Janus spent the majority of his signals career in Field Units or on operational staffs. His military career highlights include 2 deployments with 1 Sigs to Kandahar, Afghanistan (2006 & ’09).

With 18+ years service, he recently ‘retired’ from the CAF but is staying with DND. Janus has joined the Quality Engineering Test Establishment as a radio frequency engineer.

Janus took some time to talk about his military college experience and more:

“I wanted to join a strong electrical engineering programme and RMC had outstanding lab facilities; better than Queen’s, which had been my preferred destination. The idea of a guaranteed job on graduation was attractive as well, and I had been part of the Air Cadet programme so I naively thought I knew what to expect. At that time Afghanistan was just a spot on the map.

“I started Recruit Term in the fall of 1999. I remember being thrown, pushed and dragged over the obstacle course by my much fitter flight-mates and the mix of elation, relief and exhaustion that simultaneously hit all 24 members of November Flight when it ended. I wanted to look tough in the “after” photo but I was so physically and emotionally drained it was all I could do to hold it together. As an engineer I was pretty focused on school but later that year I threw myself into artistic pursuits, spending hours with a practice chanter in the pipe band rooms and helping Amber Comisso run the annual English drama production.

I graduated in 2003 after four militarily-undistinguished years. I never had more than 2 bars and it never bothered me. Elec Eng was heavy throughout but I really enjoyed it, learning a ton from terrific profs such as Drs Amari, Johnson and “Power” John. Music was my main outlet from academics.

I loved running the pipe band with Andrew Michener and my good friend Matthew Wereley in 4th year, and I loved getting up to play the fiddle every once in awhile at the Tir Nan Og, with my friends pounding beers, shouting encouragement and singing along.

The fiteness pillar was always the most daunting for me. I was on remedial PT for enough of my first year to realize that once I got off it, I never wanted to return. In that sense, I suppose it achieved its aim. RMCPPT tests always worried me much more than any exam ever did.
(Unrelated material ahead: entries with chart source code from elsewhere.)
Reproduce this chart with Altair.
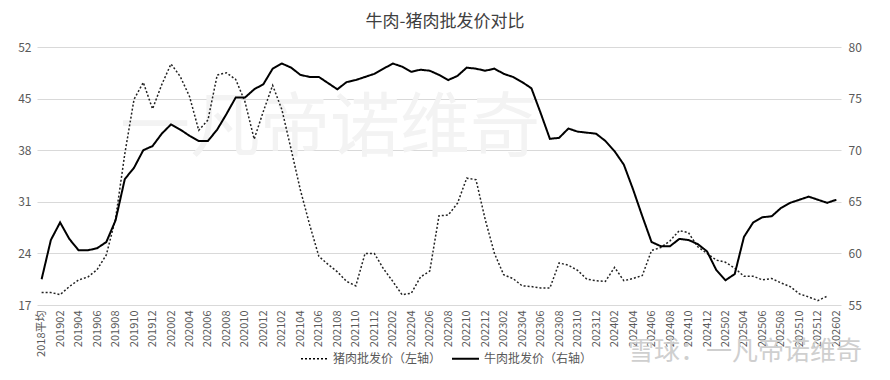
import altair as alt
import pandas as pd

months = ["2018平均"] + [f"{y}{m:02d}" for y in range(2019, 2027) for m in range(1, 13)][:86]

pork = [18.7, 18.7, 18.4, 19.5, 20.4, 20.8, 21.8, 23.8, 28.7, 37.5,
        44.9, 47.2, 43.6, 46.9, 49.7, 48.0, 45.3, 40.7, 42.1, 48.2,
        48.5, 47.6, 44.6, 39.5, 43.3, 46.8, 43.5, 38.1, 32.6, 27.9,
        23.6, 22.5, 21.5, 20.2, 19.6, 24.0, 24.0, 21.9, 20.2, 18.4,
        18.6, 20.8, 21.6, 29.1, 29.2, 30.8, 34.2, 34.0, 28.6, 24.0,
        21.1, 20.6, 19.6, 19.5, 19.3, 19.3, 22.7, 22.4, 21.7, 20.5,
        20.3, 20.2, 22.1, 20.3, 20.6, 21.0, 24.4, 24.8, 25.7, 27.1,
        26.8, 24.9, 24.0, 23.1, 22.8, 22.0, 20.9, 20.9, 20.4, 20.6,
        20.0, 19.5, 18.5, 18.1, 17.6, 18.2, None]

beef = [57.5, 61.3, 63.0, 61.4, 60.3, 60.3, 60.5, 61.1, 63.2, 67.2,
        68.3, 70.0, 70.4, 71.6, 72.5, 72.0, 71.4, 70.9, 70.9, 72.0,
        73.5, 75.1, 75.1, 75.9, 76.4, 77.9, 78.4, 78.0, 77.3, 77.1,
        77.1, 76.5, 75.9, 76.6, 76.8, 77.1, 77.4, 77.9, 78.4, 78.1,
        77.6, 77.8, 77.7, 77.3, 76.8, 77.2, 78.0, 77.9, 77.7, 77.9,
        77.4, 77.1, 76.6, 76.0, 73.6, 71.1, 71.2, 72.1, 71.8, 71.7,
        71.6, 70.9, 69.9, 68.6, 66.2, 63.6, 61.1, 60.7, 60.7, 61.4,
        61.3, 60.9, 60.2, 58.4, 57.4, 58.0, 61.6, 63.0, 63.5, 63.6,
        64.4, 64.9, 65.2, 65.5, 65.2, 64.9, 65.2]

series = ["猪肉批发价（左轴）", "牛肉批发价（右轴）"]
left_ticks = [17, 24, 31, 38, 45, 52]
right_ticks = [55, 60, 65, 70, 75, 80]
x_labels = months[::2]
title_text = "牛肉-猪肉批发价对比"
wm_big = "一凡帝诺维奇"
wm_small = "雪球：一凡帝诺维奇"

FONT = "Noto Sans CJK SC"
GREY = "#595959"

df_p = pd.DataFrame({"月份": months, "价格": pork, "系列": series[0]}).dropna()
df_b = pd.DataFrame({"月份": months, "价格": beef, "系列": series[1]})

x_enc = alt.X("月份:N", sort=months, scale=alt.Scale(domain=months),
              axis=alt.Axis(values=x_labels, labelAngle=270, title=None, domain=False,
                            ticks=False, grid=False, labelFontSize=11, labelColor=GREY,
                            labelFont=FONT, labelPadding=5))

legend = alt.Legend(orient="none", legendX=263, legendY=297, direction="horizontal",
                    title=None, symbolType="stroke", symbolSize=729,
                    symbolStrokeColor="black", labelFontSize=12, labelColor=GREY,
                    labelFont=FONT, labelOffset=4, columnPadding=6)

dash = alt.StrokeDash("系列:N", scale=alt.Scale(domain=series, range=[[2, 2], [1, 0]]),
                      legend=legend)
width = alt.StrokeWidth("系列:N", scale=alt.Scale(domain=series, range=[1.5, 2]),
                        legend=legend)

wm1 = alt.Chart(pd.DataFrame({"t": [wm_big]})).mark_text(
    font=FONT, fontSize=70, color="#f3f3f3", align="center", baseline="middle"
).encode(text="t:N", x=alt.value(293), y=alt.value(83))

pork_line = alt.Chart(df_p).mark_line(color="#222222").encode(
    x=x_enc,
    y=alt.Y("价格:Q", scale=alt.Scale(domain=[17, 52], nice=False, zero=False),
            axis=alt.Axis(values=left_ticks, title=None, domain=False, ticks=False,
                          gridColor="#d9d9d9", labelFontSize=12, labelColor=GREY,
                          labelFont=FONT, labelPadding=6, orient="left")),
    strokeDash=dash, strokeWidth=width)

beef_line = alt.Chart(df_b).mark_line(color="black").encode(
    x=x_enc,
    y=alt.Y("价格:Q", scale=alt.Scale(domain=[55, 80], nice=False, zero=False),
            axis=alt.Axis(values=right_ticks, title=None, domain=False, ticks=False,
                          grid=False, labelFontSize=12, labelColor=GREY,
                          labelFont=FONT, labelPadding=7, orient="right")),
    strokeDash=dash, strokeWidth=width)

wm2 = alt.Chart(pd.DataFrame({"t": [wm_small]})).mark_text(
    font=FONT, fontSize=26, color="#cfcfcf", align="left", baseline="middle"
).encode(text="t:N", x=alt.value(591), y=alt.value(305))

chart = alt.layer(wm1, pork_line, beef_line, wm2).resolve_scale(
    y="independent"
).properties(
    width=804, height=258,
    autosize="none",
    padding={"left": 29, "top": 39, "right": 41, "bottom": 67},
    title=alt.TitleParams(title_text, fontSize=17, font=FONT, color="#404040",
                          fontWeight="normal", anchor="middle", offset=10, dx=6),
).configure_view(stroke=None)

chart.save("out.html", embed_options={"renderer": "svg", "actions": False})
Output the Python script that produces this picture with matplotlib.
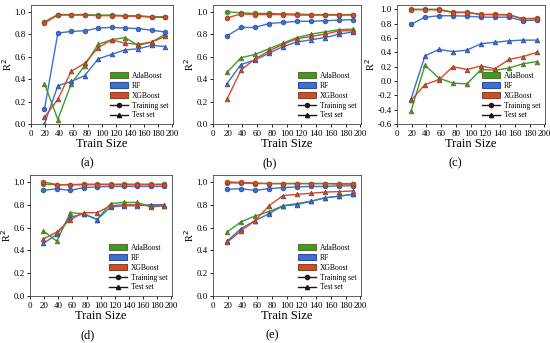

I served 18+ years in the CAF as a Signals Officer in the Army. I had postings in Edmonton, Kingston, Petawawa and Ottawa, and spent more months than I care to remember in Wainwright. I have great memories from my two deployments to Afghanistan and my time with the special forces community. Several years ago I went back to RMC for what used to be the MDEM degree with Dr Joey Bray patiently prodding me through my radar/EM research.

I recently retired from the CAF in 2018 as a Major.

Very soon after, I went to work as a radio frequency engineer with the Quality Engineering Test Establishment in Gatineau QC. As part of the Emissions Security group, I help run electromagnetic emissions testing on a variety of CAF platforms and CIS equipment.

This new path represents a return to my academic roots. My wife Natasha and I moved out to the country and are putting down roots as we continue our respective careers.

Somewhere in my 4th-year archives, I have an email from my classmate Jason Martin nominating me for Class Secretary. He cited my IT skills (if only he knew) and the fact that I had thrown a couple of good barn parties for our classmates (those were  good times, even though I lost my watch in a field somewhere) as qualifying me for the job.

If there’s one thing I tried to do consistently as an RMC cadet, if not always graciously, it was to help my friends when they asked. I knew it was a responsibility that would grow with time and wanted to help, so here we are.”